Montgomery’s life after football runs on three tracks, and the most visible is Next Legacy Partners. The Silicon Valley venture firm was named on March 30 as one of the strategic investors in the NFL’s new professional flag football league with TMRW Sports.

The portfolio sprawls. “One day it might be a voice AI company,” Montgomery said. “The next day it might be a flag football deal. The next day it might be a health tech company. The next day it might be defense tech company.”

The second track is faith, which Montgomery ties directly to staying upright through nine NFL seasons.

“Without my faith, I know I’d be a different man,” he said. “There’s too much access as a professional athlete. It’d be so much easier to make a lot of other choices, a lot of bad choices.”

“What keeps me there is my faith in the fact that I know I have to serve the Lord and I have to answer to him before anyone else. I even tell my wife this, like I love God and I fear God more than I love and I fear you. So, I’m always going to choose to serve God, and God’s going to come first, even before my wife. And my wife understands that about me. Um, but I think that’s one of the things my wife loves about me because she knows what comes with that is a certain type of man and a heart that I’m striving to carry every single day”.

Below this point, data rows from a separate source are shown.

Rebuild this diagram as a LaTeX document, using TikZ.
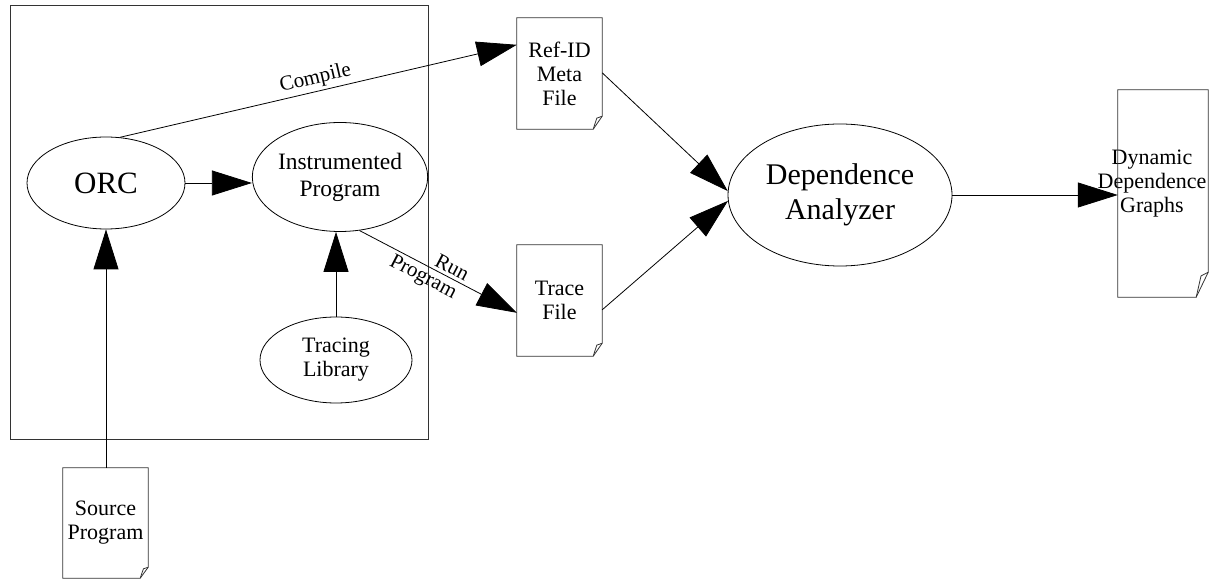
\documentclass[tikz,border=0pt]{standalone}
\usepackage{fontspec}
\setmainfont{Liberation Serif}
\usetikzlibrary{arrows.meta,shapes.geometric}
\newcommand\docshape[3]{%
  \draw[docline] (#1.north west) -- (#1.north east) -- ([yshift=#2]#1.south east)
    -- ([xshift=-#3]#1.south east) -- (#1.south west) -- cycle;
  \draw[docline] ([yshift=#2]#1.south east) -- ([xshift=-0.6*#3,yshift=0.85*#2]#1.south east)
    -- ([xshift=-#3]#1.south east);
}
\tikzset{
  proc/.style={draw, ellipse, line width=0.8pt, inner sep=0pt, align=center},
  docnode/.style={rectangle, inner sep=0pt, align=center, font=\fontsize{22pt}{24pt}\selectfont},
  docline/.style={line width=0.8pt, black!80},
  arr/.style={line width=0.8pt, -{Triangle[length=40pt,width=25pt]}},
  lbl/.style={font=\fontsize{21pt}{24pt}\selectfont, inner sep=3pt},
}
\begin{document}
\begin{tikzpicture}[x=1pt,y=1pt]
\useasboundingbox (0,0) rectangle (1209,578);
\node[draw=black!80, line width=0.8pt, minimum width=418pt, minimum height=434pt, inner sep=0pt] (frame) at (219,356) {};
\node[proc, minimum width=158pt, minimum height=92pt, font=\fontsize{31pt}{34pt}\selectfont] (orc) at (106,395) {ORC};
\node[proc, minimum width=152pt, minimum height=109pt, font=\fontsize{23.5pt}{27pt}\selectfont] (instr) at (340,401) {Instrumented\\Program};
\node[proc, minimum width=152pt, minimum height=86pt, font=\fontsize{22pt}{24pt}\selectfont] (tracing) at (336,218) {Tracing\\Library};
\node[proc, minimum width=224pt, minimum height=142pt, font=\fontsize{30pt}{35pt}\selectfont] (da) at (840,383) {Dependence\\Analyzer};
\node[docnode, minimum width=85pt, minimum height=111pt] (ref) at (559.5,504.5) {Ref-ID\\Meta\\File};
\node[docnode, minimum width=85pt, minimum height=111pt] (trace) at (559.5,277.5) {Trace\\File};
\node[docnode, minimum width=90pt, minimum height=207pt,
  label={[docnode, xshift=-11pt, yshift=10pt]center:Dynamic\\Dependence\\Graphs}] (ddg) at (1163,384.5) {};
\node[docnode, minimum width=85pt, minimum height=110pt] (src) at (105.5,55) {Source\\Program};
\docshape{ref}{13pt}{9pt}
\docshape{trace}{13pt}{9pt}
\docshape{ddg}{25pt}{12pt}
\docshape{src}{11pt}{8pt}
\draw[arr] (orc.east) -- (instr.west |- orc.east);
\draw[arr] (src.north -| orc.south) -- (orc.south);
\draw[arr] (tracing.north) -- (tracing.north |- instr.south);
\draw[arr] (orc.73) -- node[lbl, sloped, above, pos=0.5] {Compile} ([yshift=-27pt]ref.north west);
\draw[arr] (instr.290) -- node[lbl, sloped, above, pos=0.56] {Run} node[lbl, sloped, below, pos=0.44] {Program} ([yshift=-68pt]trace.north west);
\draw[arr] ([yshift=-55pt]ref.north east) -- (da.178.5);
\draw[arr] ([yshift=-65pt]trace.north east) -- (da.183.5);
\draw[arr] (da.east) -- (ddg.west |- da.east);
\end{tikzpicture}
\end{document}
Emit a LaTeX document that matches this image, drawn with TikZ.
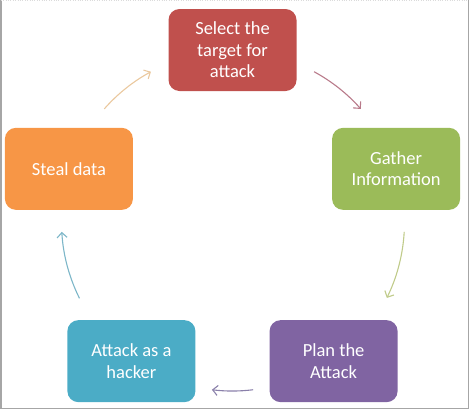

The third track arrives soon. Montgomery confirmed he’s in talks with publishers on a children’s book he wrote seven years ago, before his now seven-year-old son was born. He realized later he’d written it for himself too.

“Everything I told him I wanted to hear or I wanted to know or I wanted to be confident in,” Montgomery said. “I think it’s one of those books that anyone could benefit from.”

The publisher hasn’t been announced. The release date isn’t set. But after a decade of the same headline number following him around, Montgomery seems ready to write the next one himself.